Upscale neighborhoods in California, New Jersey, Connecticut, and Massachusetts are getting set for another dip in home prices as the government plans to stop backing mortgages there by the end of the summer. For the past three years, federal programs have acted as a government housing entitlement by promising to reimburse private lenders in the event a home owner defaults and, in the process, have found themselves on the hook for loans going as high as $730,000. Obviously, this has kept the prices artificially high in these areas since private lenders wouldn’t have loaned money on them at all if Big Brother hadn’t promised to hover in the background and pick up the pieces.
But in a strangely common sense joining of forces, both Republicans and Democrats have decided that the American taxpayer should no longer be on the hook for loans in swanky digs and high-priced neighborhoods. By some time in August, the Obama administration plans to end government housing entitlement on these types of loans and test the waters with a new plan that turns the market back over to private lenders.

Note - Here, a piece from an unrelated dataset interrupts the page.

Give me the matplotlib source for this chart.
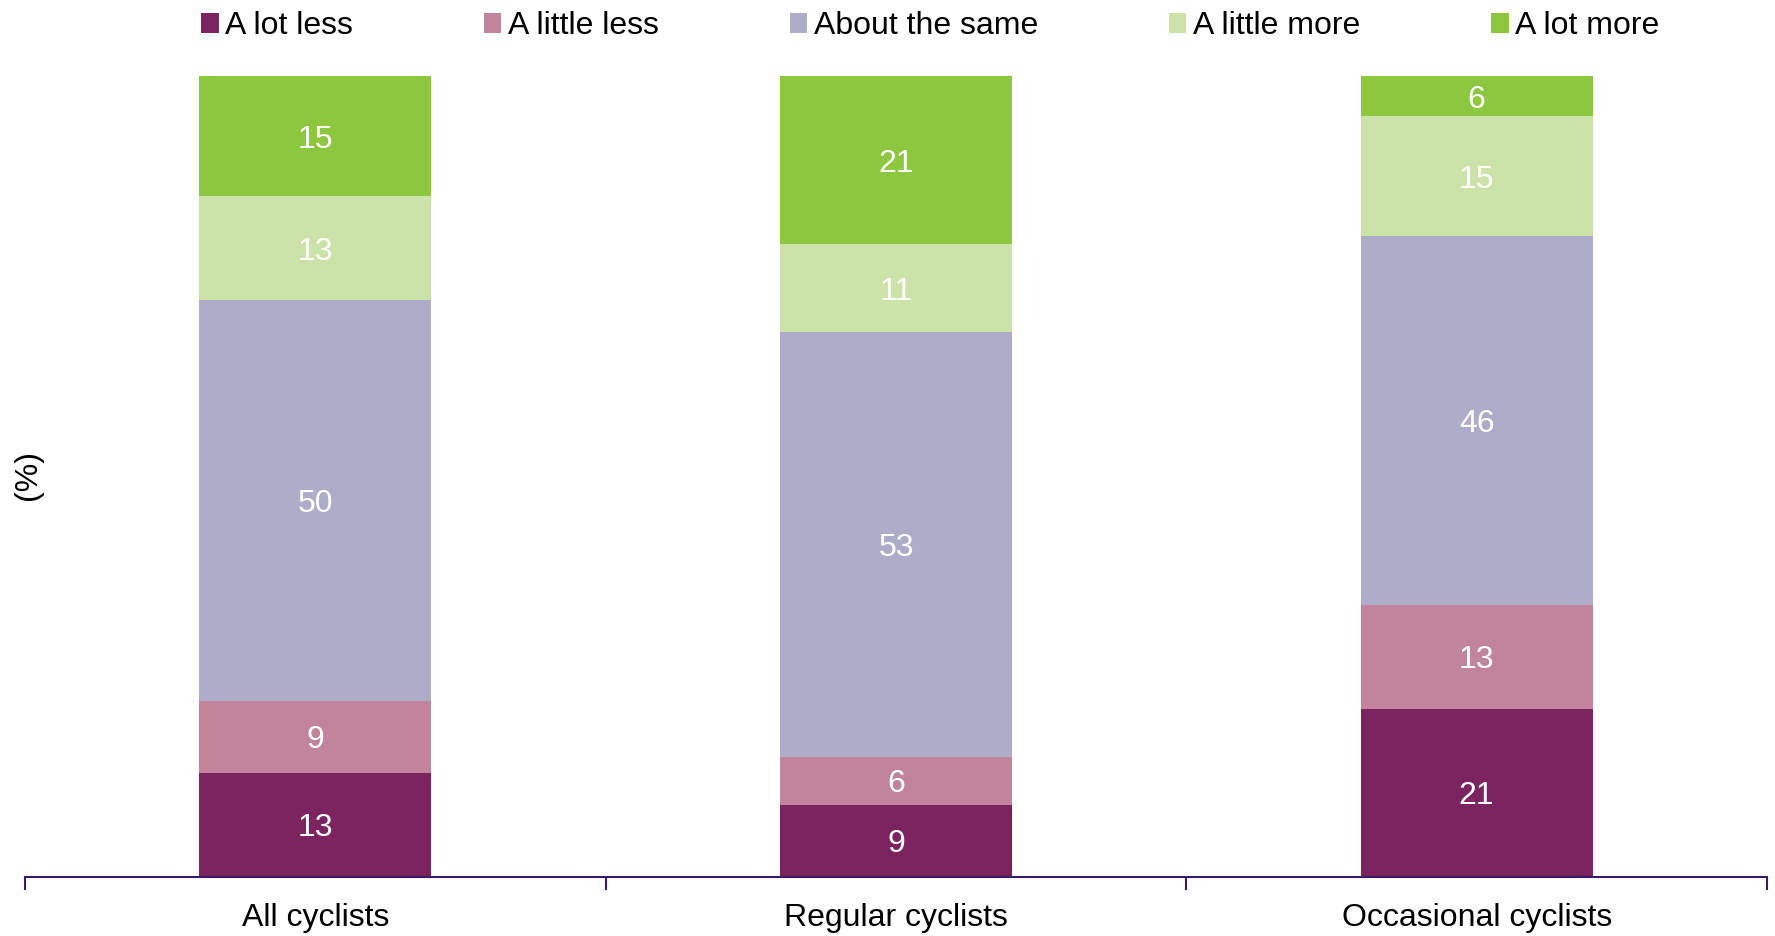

Get ready for a housing price crash say some experts like loan broker, Rick Del Pozzo: “We’re looking at more price drops, more foreclosures. This snowball that’s been rolling downhill is going to pick up some speed.”
In Monterey County, California, regulators are expected to drop the maximum amount for which they will guarantee loans to $438,000, a far cry from the near million dollar home prices residents are used to. As prices tumble, investors should keep an eye peeled for great income property deals which may or may not materialize – it all depends on the loan terms, which are likely to get much more stringent, beginning with higher down payment demands, perhaps as much as twenty percent.
The bottom line here is that some housing markets have a lot more pain to go through but we tip our hat to the politicians who, at least in this instance, are treating taxpayer dollars with a bit more respect by ending this nonsensical government housing entitlement.